In doing so, I inflicted a new trauma on myself, because Congo is terrible, a kind of knockoff Jurassic Park but with less talented actors, a less interesting premise, a less competent director, and special effects that wouldn’t look out of place in a badly made turn-of-the-millennium video game. First, to the plot – which starts off remarkably convoluted for a film with such a basic narrative structure. Two scientific researchers go missing in the jungles of Congo, and the unscrupulous company they work for dispatches Dr. Karen Ross (played by Laura Linney, the poor woman’s Laura Dern) to find them. At the same time, the equally uncharismatic and forgettable Dr. Peter Elliott (Dylan Walsh) travels to Congo with a more idealistic purpose; to return his pet ape Amy, who he has trained to talk, to her natural habitat. They are joined by Herkermer Homolka, a Romanian philanthropist played by the reliably ridiculous Tim Curry, and Ernie Hudson’s Captain Kelly, the closest thing the film has to a halfway compelling and sympathetic character.

Despite the varying motivations of the film’s protagonists, they all ultimately find themselves caught up in a quest for the lost city of Zinj, a mysterious ruined civilisation deep in the jungle, said to be aflush with untold wealth and splendour. They find it, and it is indeed a holy grail for get-rich-quick diamond hunters. But as always with Ponzi schemes, there’s a catch – the city’s builders bred giant, highly aggressive, highly intelligent, appallingly animated apes as a kind of primal security force, and at the close of the film, our heroes are forced to contend with these beasts, giving rise to some of the most excruciatingly amateurish special effects and action scenes of the early 90s.

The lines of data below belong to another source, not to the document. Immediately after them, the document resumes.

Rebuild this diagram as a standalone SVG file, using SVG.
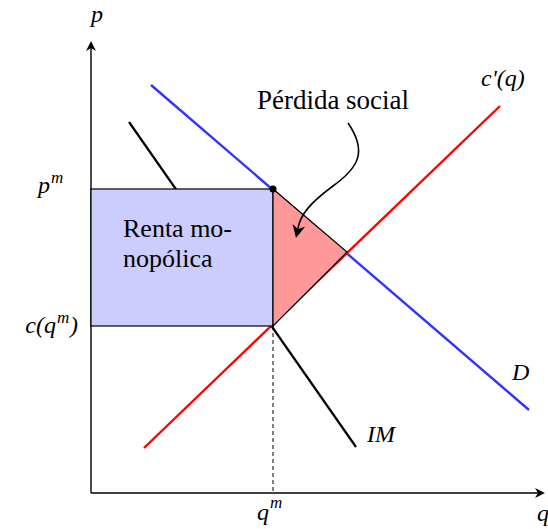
<svg xmlns="http://www.w3.org/2000/svg" width="548" height="529" viewBox="0 0 548 529">
<g id="axes">
<line x1="91" y1="493" x2="91" y2="48" stroke="#000" stroke-width="1.4"/>
<line x1="91" y1="493" x2="538" y2="493" stroke="#000" stroke-width="1.4"/>
<path d="M91,41 L86,51 L91,48 L96,51 Z" fill="#000"/>
<path d="M545,493 L535,488 L538,493 L535,498 Z" fill="#000"/>
</g>
<g id="curves">
<line x1="129" y1="122" x2="356" y2="447" stroke="#000" stroke-width="2.2"/>
<line x1="151" y1="85" x2="529" y2="410" stroke="#3333ff" stroke-width="2.4"/>
<line x1="144" y1="448" x2="500" y2="106" stroke="#ff0000" stroke-width="2.4"/>
<line x1="273" y1="326" x2="273" y2="493" stroke="#000" stroke-width="1" stroke-dasharray="4,3"/>
</g>
<g id="renta">
<rect x="91" y="189" width="182" height="137" fill="#ccccff" stroke="#000" stroke-width="1.2"/>
<text x="123" y="237" font-family="Liberation Serif" font-size="26">Renta mo-</text>
<text x="123" y="267" font-family="Liberation Serif" font-size="26">nopólica</text>
</g>
<g id="perdida">
<polygon points="273,189 347,252 273,326" fill="#ff9999" stroke="#000" stroke-width="1.2"/>
<circle cx="273" cy="189" r="3.5" fill="#000"/>
</g>
<g id="connectors">
<path d="M348,123 C368,152 358,168 333,186 C310,203 300,215 297.8,229" fill="none" stroke="#000" stroke-width="1.6"/>
<path d="M296,238 L305.1,226.7 L298,229.1 L292.5,223.9 Z" fill="#000"/>
</g>
<g id="title">
<text x="333" y="109" text-anchor="middle" font-family="Liberation Serif" font-size="27">Pérdida social</text>
</g>
<g id="labels">
<text x="91" y="22" font-family="Liberation Serif" font-style="italic" font-size="24">p</text>
<text x="38" y="193" font-family="Liberation Serif" font-style="italic" font-size="24">p</text>
<text x="51" y="183" font-family="Liberation Serif" font-style="italic" font-size="17">m</text>
<text x="56" y="333" text-anchor="end" font-family="Liberation Serif" font-style="italic" font-size="24">c(q</text>
<text x="57" y="323" font-family="Liberation Serif" font-style="italic" font-size="17">m</text>
<text x="70" y="333" font-family="Liberation Serif" font-style="italic" font-size="24">)</text>
<text x="257" y="520" font-family="Liberation Serif" font-style="italic" font-size="24">q</text>
<text x="270" y="508" font-family="Liberation Serif" font-style="italic" font-size="17">m</text>
<text x="537" y="521" font-family="Liberation Serif" font-style="italic" font-size="24">q</text>
<text x="481" y="86" font-family="Liberation Serif" font-style="italic" font-size="24">c'(q)</text>
<text x="512" y="380" font-family="Liberation Serif" font-style="italic" font-size="24">D</text>
<text x="367" y="442" font-family="Liberation Serif" font-style="italic" font-size="24">IM</text>
</g>
</svg>
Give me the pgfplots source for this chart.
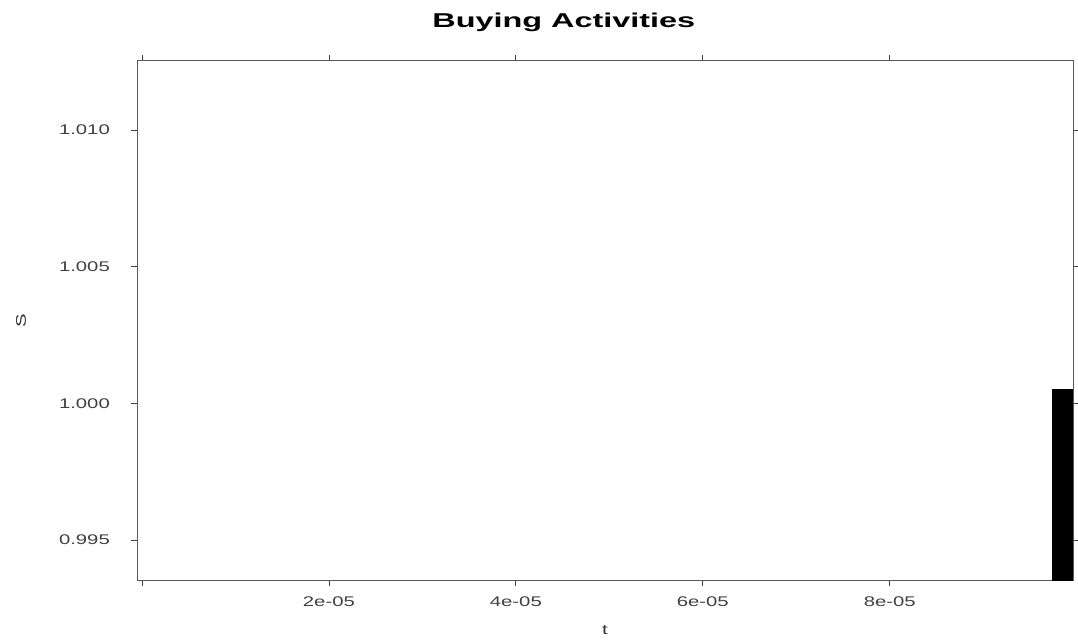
\documentclass[border=0pt]{standalone}
\usepackage{fontspec}
\setmainfont{Liberation Sans}
\newfontfamily\wide[FakeStretch=1.45]{Liberation Sans}
\newfontfamily\widetitle[FakeStretch=1.62]{Liberation Sans}
\usepackage{pgfplots}
\pgfplotsset{compat=1.18}
\begin{document}
\begin{tikzpicture}[x=1pt,y=1pt]
\useasboundingbox (0,0) rectangle (1078,641);
\begin{axis}[
    at={(137pt,61pt)}, anchor=south west,
    scale only axis,
    width=936pt, height=519pt,
    xmin=-5.3e-7, xmax=9.96e-5,
    ymin=0.99354, ymax=1.01252,
    scaled x ticks=false,
    scaled y ticks=false,
    xtick={0,2e-5,4e-5,6e-5,8e-5},
    xticklabels={,2e-05,4e-05,6e-05,8e-05},
    ytick={0.995,1.000,1.005,1.010},
    yticklabels={0.995,1.000,1.005,1.010},
    tick align=outside,
    major tick length=6pt,
    tick style={black!75, line width=0.8pt},
    axis line style={black!65, line width=1pt},
    ticklabel style={font=\wide\fontsize{14}{14}\selectfont, text=black!75, inner sep=0pt},
    xticklabel style={yshift=-11pt},
    yticklabel style={xshift=-21pt},
    title={Buying Activities},
    title style={at={(axis description cs:0.456,1)}, anchor=base, yshift=27pt,
                 inner sep=0pt,
                 font=\widetitle\bfseries\fontsize{20}{20}\selectfont},
    xlabel={t},
    xlabel style={at={(rel axis cs:0.5,0)}, anchor=center, yshift=-50pt,
                  font=\wide\fontsize{14}{14}\selectfont, text=black!80},
    ylabel={S},
    ylabel style={at={(axis description cs:-0.124,0.5)}, anchor=center,
                  font=\wide\fontsize{14}{14}\selectfont, text=black!80},
    clip=true,
]
\addplot[fill=black, draw=none] coordinates {
    (9.74e-5,0.990) (9.96e-5,0.990) (9.96e-5,1.00051) (9.74e-5,1.00051)
} -- cycle;
\end{axis}
\end{tikzpicture}
\end{document}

Obviously, it’s a blatant attempt to cash in on the success of Jurassic Park; the jungle setting, the mysterious, ancient, animalistic menace, the assortment of doomed humans motivated by greed, scientific curiosity, and a pragmatic will to survive. But the differences are equally glaring. Jurassic Park featured terrifyingly realistic dinosaurs, while Congo offers the aforementioned Blackpool Pleasure Beach-standard apes; Jurassic Park brought together the likes of Sam Neill and Richard Attenbrough, while Congo has Loaded Weapon’s Jigsaw doing a Romanian accent; and above all, Jurassic Park had the masterful Steven Spielberg to mask the obvious complications arising from the overly-ambitious script, while Congo has the jarringly limited Frank Marshall, who not only fails to mask such complications, but who seems to actively exaggerate them, particularly during the slapstick-like closing battle with Zinj’s singularly unintimidating apes.

Anyway, there’s no rhyme or reason to this redundant review of one of the 90’s most notorious cinematic duds, except that I felt compelled to lance one of the many formative boils on my tortured psyche. That seemed like reason enough before I watched the film but, after sitting through two hours of postcolonial high camp, maybe it would have been better to let sleeping apes lie.